Exercise goal: Transcribe the listing verbatim. Do not carry over any pictures.

═══

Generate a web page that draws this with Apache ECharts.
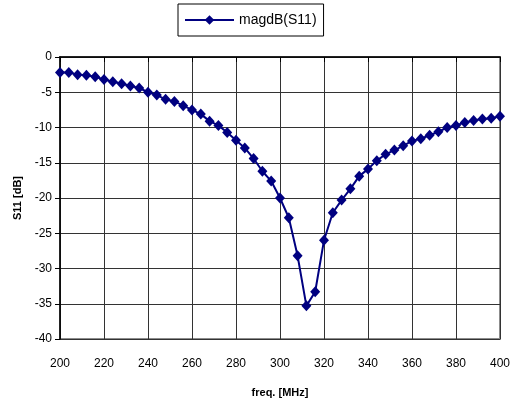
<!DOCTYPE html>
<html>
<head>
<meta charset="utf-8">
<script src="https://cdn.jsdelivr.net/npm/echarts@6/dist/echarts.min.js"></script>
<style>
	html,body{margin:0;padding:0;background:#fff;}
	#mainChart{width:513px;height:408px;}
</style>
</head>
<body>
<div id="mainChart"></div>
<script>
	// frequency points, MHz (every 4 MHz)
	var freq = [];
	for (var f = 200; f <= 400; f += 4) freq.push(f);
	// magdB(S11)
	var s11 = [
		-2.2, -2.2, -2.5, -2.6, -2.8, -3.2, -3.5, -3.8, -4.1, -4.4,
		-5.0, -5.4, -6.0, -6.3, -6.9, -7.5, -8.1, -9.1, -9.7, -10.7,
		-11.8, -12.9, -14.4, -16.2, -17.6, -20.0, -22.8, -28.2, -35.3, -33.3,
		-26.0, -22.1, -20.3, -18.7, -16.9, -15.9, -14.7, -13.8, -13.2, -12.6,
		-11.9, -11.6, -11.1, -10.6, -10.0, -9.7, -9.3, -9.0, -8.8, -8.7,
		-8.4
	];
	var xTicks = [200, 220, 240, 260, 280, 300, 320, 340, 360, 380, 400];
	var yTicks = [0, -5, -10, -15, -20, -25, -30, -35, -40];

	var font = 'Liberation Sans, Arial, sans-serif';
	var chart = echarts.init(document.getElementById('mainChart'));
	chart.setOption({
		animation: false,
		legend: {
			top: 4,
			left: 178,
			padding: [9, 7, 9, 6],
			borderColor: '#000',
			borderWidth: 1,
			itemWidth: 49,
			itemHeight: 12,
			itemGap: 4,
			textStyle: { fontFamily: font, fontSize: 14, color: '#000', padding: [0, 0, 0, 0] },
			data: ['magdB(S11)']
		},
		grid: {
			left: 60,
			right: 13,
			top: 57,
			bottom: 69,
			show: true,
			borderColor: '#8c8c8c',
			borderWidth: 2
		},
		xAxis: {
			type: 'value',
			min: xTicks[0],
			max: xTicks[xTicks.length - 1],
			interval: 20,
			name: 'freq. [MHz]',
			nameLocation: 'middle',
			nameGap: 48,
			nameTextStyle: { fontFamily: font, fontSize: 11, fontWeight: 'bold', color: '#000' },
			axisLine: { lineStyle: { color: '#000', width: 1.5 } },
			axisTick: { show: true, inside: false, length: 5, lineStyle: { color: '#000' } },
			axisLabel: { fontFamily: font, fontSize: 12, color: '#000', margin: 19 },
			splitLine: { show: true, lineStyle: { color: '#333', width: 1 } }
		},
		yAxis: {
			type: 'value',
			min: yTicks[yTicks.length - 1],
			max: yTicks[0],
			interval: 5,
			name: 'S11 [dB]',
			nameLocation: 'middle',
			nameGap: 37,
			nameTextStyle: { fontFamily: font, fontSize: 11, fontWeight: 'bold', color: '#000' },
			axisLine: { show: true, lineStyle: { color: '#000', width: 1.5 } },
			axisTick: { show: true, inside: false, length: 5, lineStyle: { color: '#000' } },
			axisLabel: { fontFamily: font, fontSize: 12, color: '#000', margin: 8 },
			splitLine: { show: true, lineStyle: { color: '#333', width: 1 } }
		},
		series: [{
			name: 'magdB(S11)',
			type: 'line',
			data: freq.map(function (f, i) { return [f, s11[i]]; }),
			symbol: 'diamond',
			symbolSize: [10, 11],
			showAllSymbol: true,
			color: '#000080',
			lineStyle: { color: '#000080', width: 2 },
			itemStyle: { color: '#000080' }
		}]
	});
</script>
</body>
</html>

═══

Exercise response:
Generate a web page that draws this with Apache ECharts.
<!DOCTYPE html>
<html>
<head>
<meta charset="utf-8">
<script src="https://cdn.jsdelivr.net/npm/echarts@6/dist/echarts.min.js"></script>
<style>
	html,body{margin:0;padding:0;background:#fff;}
	#mainChart{width:513px;height:408px;}
</style>
</head>
<body>
<div id="mainChart"></div>
<script>
	// frequency points, MHz (every 4 MHz)
	var freq = [];
	for (var f = 200; f <= 400; f += 4) freq.push(f);
	// magdB(S11)
	var s11 = [
		-2.2, -2.2, -2.5, -2.6, -2.8, -3.2, -3.5, -3.8, -4.1, -4.4,
		-5.0, -5.4, -6.0, -6.3, -6.9, -7.5, -8.1, -9.1, -9.7, -10.7,
		-11.8, -12.9, -14.4, -16.2, -17.6, -20.0, -22.8, -28.2, -35.3, -33.3,
		-26.0, -22.1, -20.3, -18.7, -16.9, -15.9, -14.7, -13.8, -13.2, -12.6,
		-11.9, -11.6, -11.1, -10.6, -10.0, -9.7, -9.3, -9.0, -8.8, -8.7,
		-8.4
	];
	var xTicks = [200, 220, 240, 260, 280, 300, 320, 340, 360, 380, 400];
	var yTicks = [0, -5, -10, -15, -20, -25, -30, -35, -40];

	var font = 'Liberation Sans, Arial, sans-serif';
	var chart = echarts.init(document.getElementById('mainChart'));
	chart.setOption({
		animation: false,
		legend: {
			top: 4,
			left: 178,
			padding: [9, 7, 9, 6],
			borderColor: '#000',
			borderWidth: 1,
			itemWidth: 49,
			itemHeight: 12,
			itemGap: 4,
			textStyle: { fontFamily: font, fontSize: 14, color: '#000', padding: [0, 0, 0, 0] },
			data: ['magdB(S11)']
		},
		grid: {
			left: 60,
			right: 13,
			top: 57,
			bottom: 69,
			show: true,
			borderColor: '#8c8c8c',
			borderWidth: 2
		},
		xAxis: {
			type: 'value',
			min: xTicks[0],
			max: xTicks[xTicks.length - 1],
			interval: 20,
			name: 'freq. [MHz]',
			nameLocation: 'middle',
			nameGap: 48,
			nameTextStyle: { fontFamily: font, fontSize: 11, fontWeight: 'bold', color: '#000' },
			axisLine: { lineStyle: { color: '#000', width: 1.5 } },
			axisTick: { show: true, inside: false, length: 5, lineStyle: { color: '#000' } },
			axisLabel: { fontFamily: font, fontSize: 12, color: '#000', margin: 19 },
			splitLine: { show: true, lineStyle: { color: '#333', width: 1 } }
		},
		yAxis: {
			type: 'value',
			min: yTicks[yTicks.length - 1],
			max: yTicks[0],
			interval: 5,
			name: 'S11 [dB]',
			nameLocation: 'middle',
			nameGap: 37,
			nameTextStyle: { fontFamily: font, fontSize: 11, fontWeight: 'bold', color: '#000' },
			axisLine: { show: true, lineStyle: { color: '#000', width: 1.5 } },
			axisTick: { show: true, inside: false, length: 5, lineStyle: { color: '#000' } },
			axisLabel: { fontFamily: font, fontSize: 12, color: '#000', margin: 8 },
			splitLine: { show: true, lineStyle: { color: '#333', width: 1 } }
		},
		series: [{
			name: 'magdB(S11)',
			type: 'line',
			data: freq.map(function (f, i) { return [f, s11[i]]; }),
			symbol: 'diamond',
			symbolSize: [10, 11],
			showAllSymbol: true,
			color: '#000080',
			lineStyle: { color: '#000080', width: 2 },
			itemStyle: { color: '#000080' }
		}]
	});
</script>
</body>
</html>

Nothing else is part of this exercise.